At Lifetime Entertainment Services, executives are choosing to make fewer movies — down from about 60 titles to 40 this year — dedicating more of the network’s budget dollars to attracting high-profile talent and improving production quality. They’re also tapping into more diverse stories.

“When I first got to Lifetime I took a look at a lot of movies that we were making and the feedback we got is that they felt that there was the sameness to the product on the air,” Lifetime president of entertainment Susanne Daniels said. “Viewers were not feeling like they were getting enough new and fresh material and that the Lifetime movies weren’t distinct enough in story, in genre, in actors; and so one of the things we really did was try and have a lot more variety to every aspect of our production.

“That meant stepping it up with directors and bringing in directors that actors felt comfortable with, and really working with the community to tell them that there was a new day at Lifetime; that we were really going to make a big effort to make HBO-level women’s movies,” Daniels said.

On June 22, Less Than Perfect’s Sara Rue stars as an author haunted by her best friend’s suicide in the thriller, Nightmare at the End of the Hall. On June 28, Kelly Preston and Ron Eldard headline The Tenth Circle, an adaptation of Jodi Picoult’s best-selling novel about a family confronted with the rape of their teenage daughter.

In August, Valerie Bertinelli and pop singer JoJo Levesque are mother and daughter in the comedy True Confessions of a Hollywood Starlet, in which a teen star is forced to live a simpler life in Indiana.
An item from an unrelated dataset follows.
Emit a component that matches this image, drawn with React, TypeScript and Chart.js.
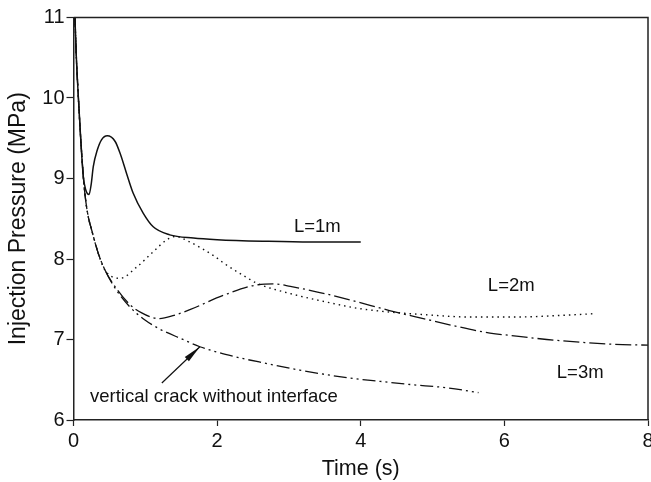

Scrubs star Judy Reyes joins Ana Ortiz and A Martinez for the based-on-true-life saga Little Girl Lost: The Delimar Vera Story, and Chelsea Hobbs (The Party Never Stops) plays a recent college graduate who becomes consumed by her “easy money” nightclub gig in the drama, True Confessions of a Go-Go Girl.

“Working with different directors and talent, bringing in new books that women love, and getting the market out there to tell women we were doing, it was all part of a very conscious plan,” Daniels said. “And so far, knock on wood, it seems to be really working.”